Contextual Linear Bandits with Delay as Payoff

A recent work by Schlisselberg et al. (2024) studies a delay-as-payoff model for stochastic multiarmed bandits, where the payoff (either loss or reward) is delayed for a period that is proportional to the payoff itself. While this captures many real-world applications, the simple multiarmed bandit setting limits the practicality of their results. In this paper, we address this limitation by studying the delay-as-payoff model for contextual linear bandits. Specifically, we start from the case with a fixed action set and propose an efficient algorithm whose regret overhead compared to the standard no-delay case is at most D∆ max log T , where T is the total horizon, D is the maximum delay, and ∆ max is the maximum suboptimality gap.

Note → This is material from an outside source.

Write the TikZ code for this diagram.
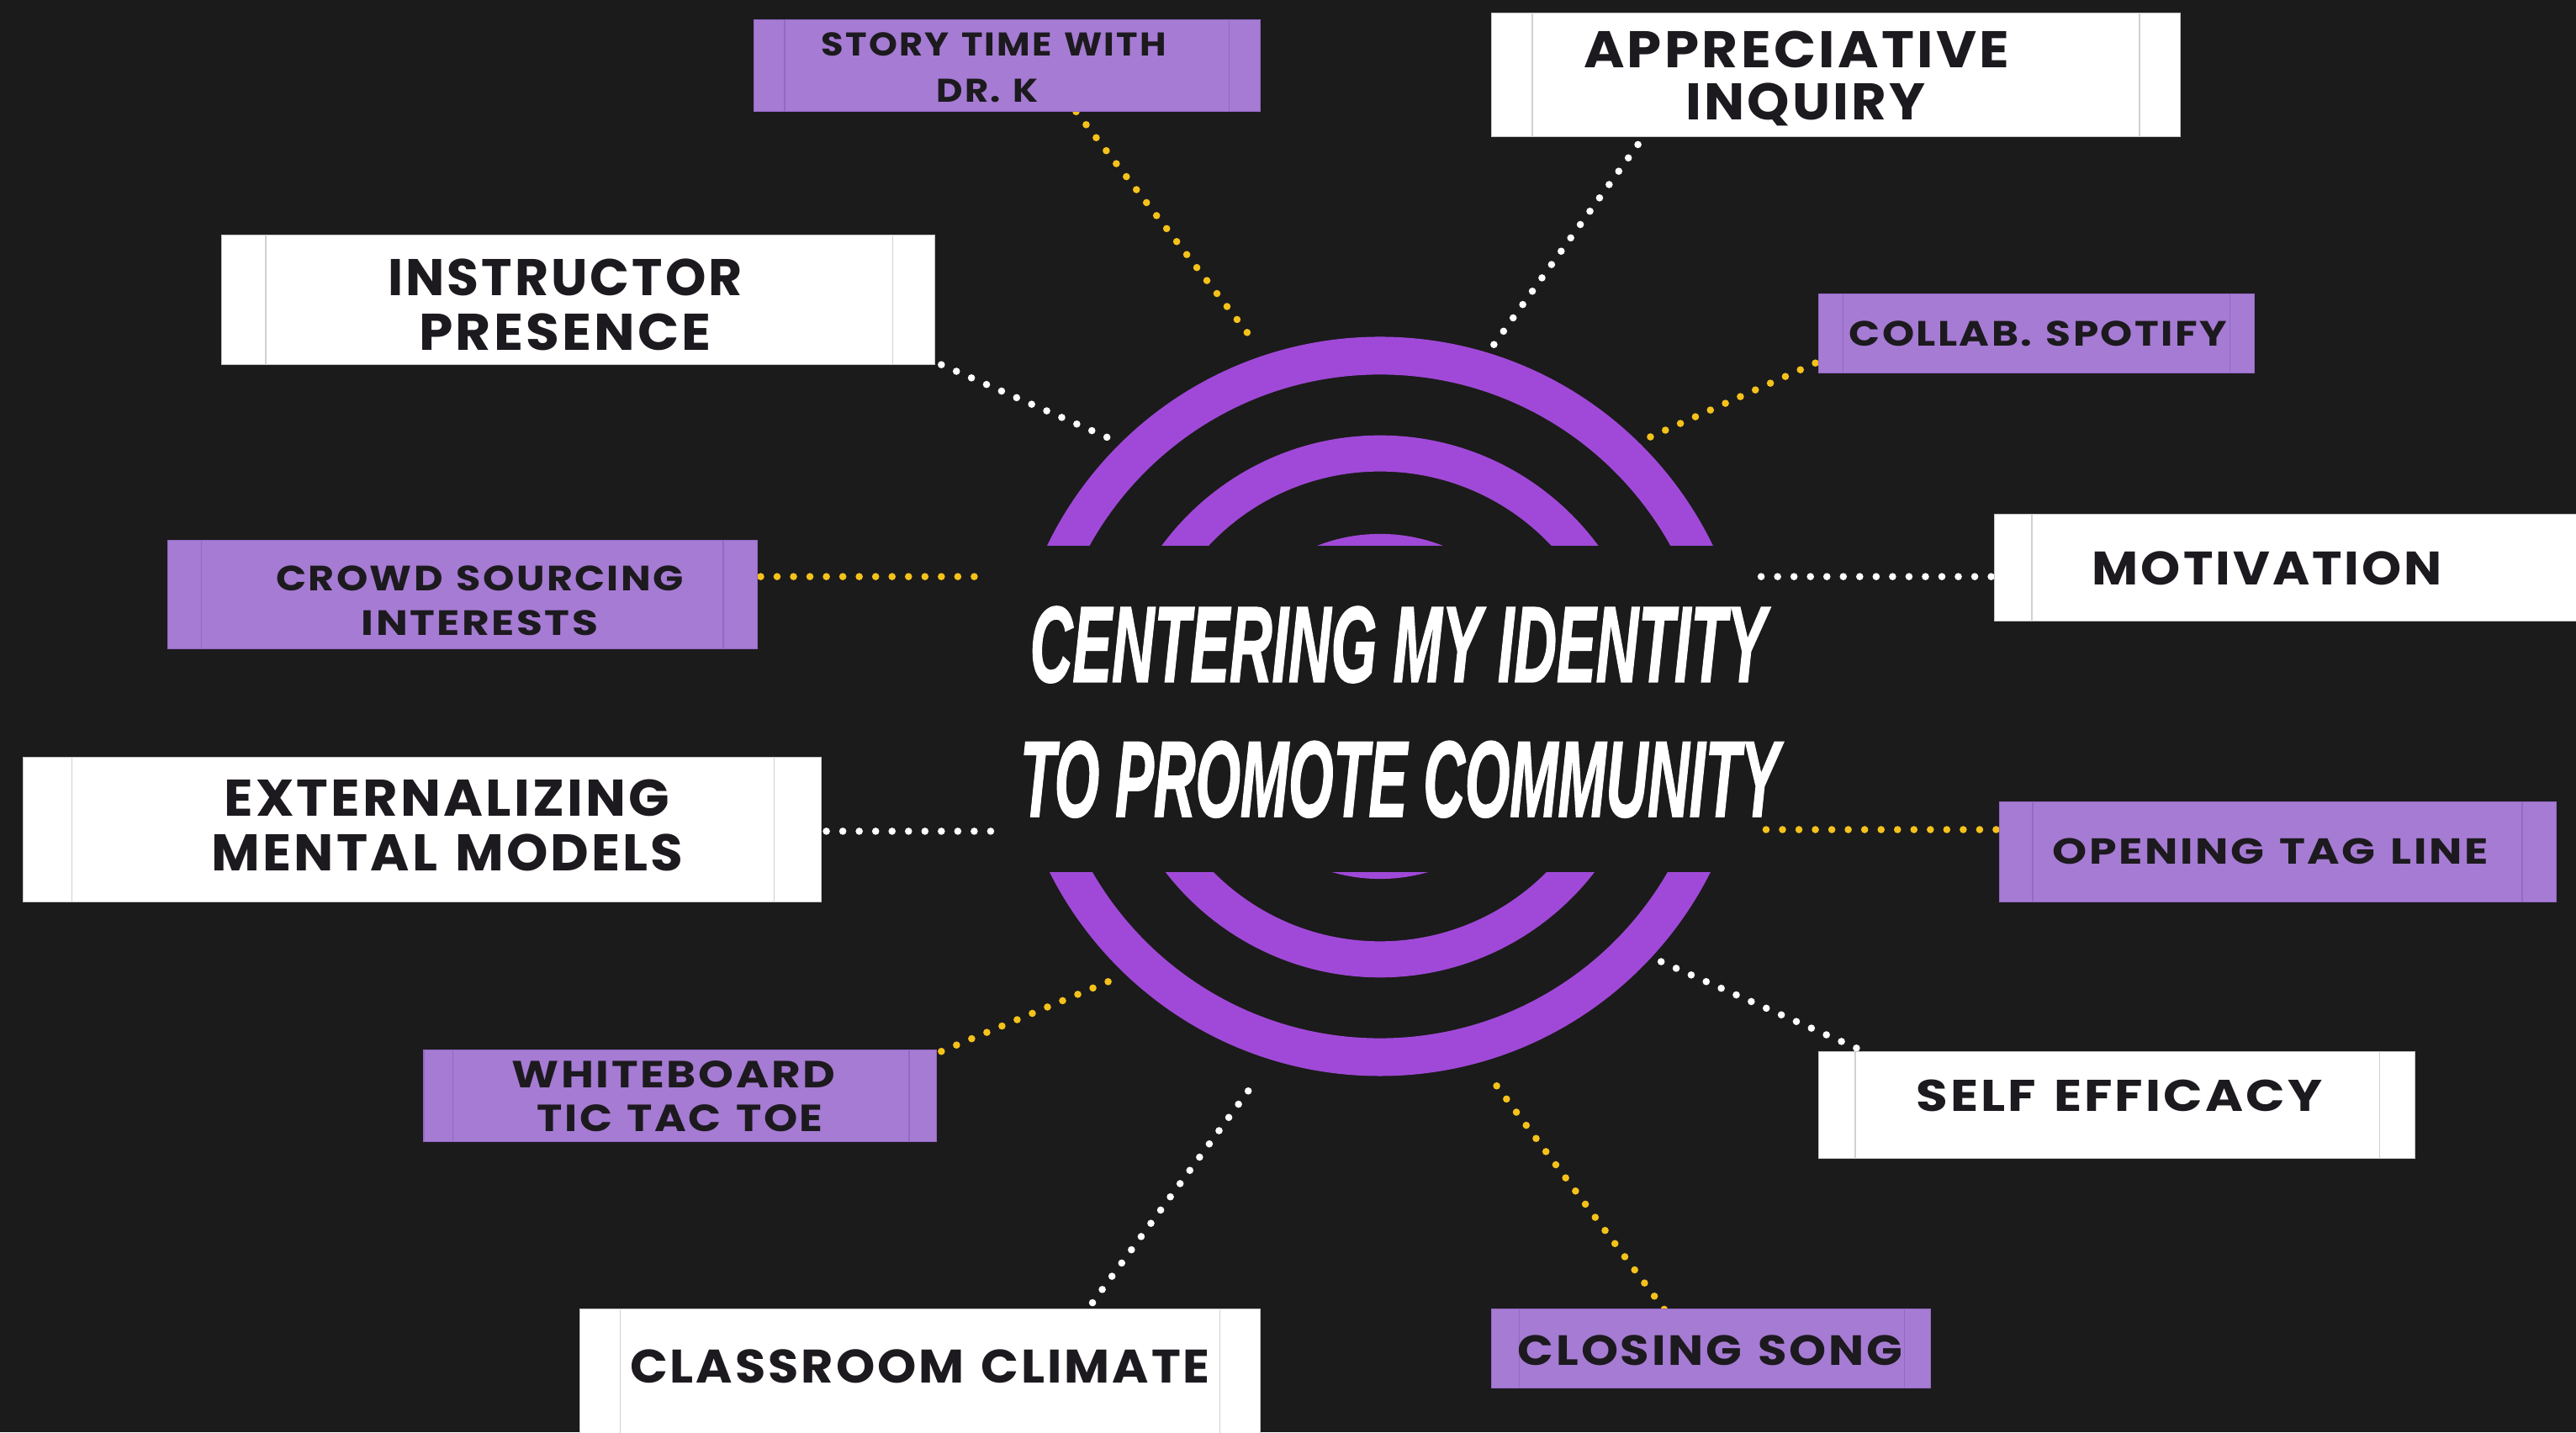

When payoff is loss, we also show further improvement of the bound, demonstrating a separation between reward and loss similar to Schlisselberg et al. (2024) . Contrary to standard linear bandit algorithms that construct least squares estimator and confidence ellipsoid, the main novelty of our algorithm is to apply a phased arm elimination procedure by only picking actions in a volumetric spanner of the action set, which addresses challenges arising from both payoff-dependent delays and large action sets. We further extend our results to the case with varying action sets by adopting the reduction from Hanna et al. (2023) . Finally, we implement our algorithm and showcase its effectiveness and superior performance in experiments.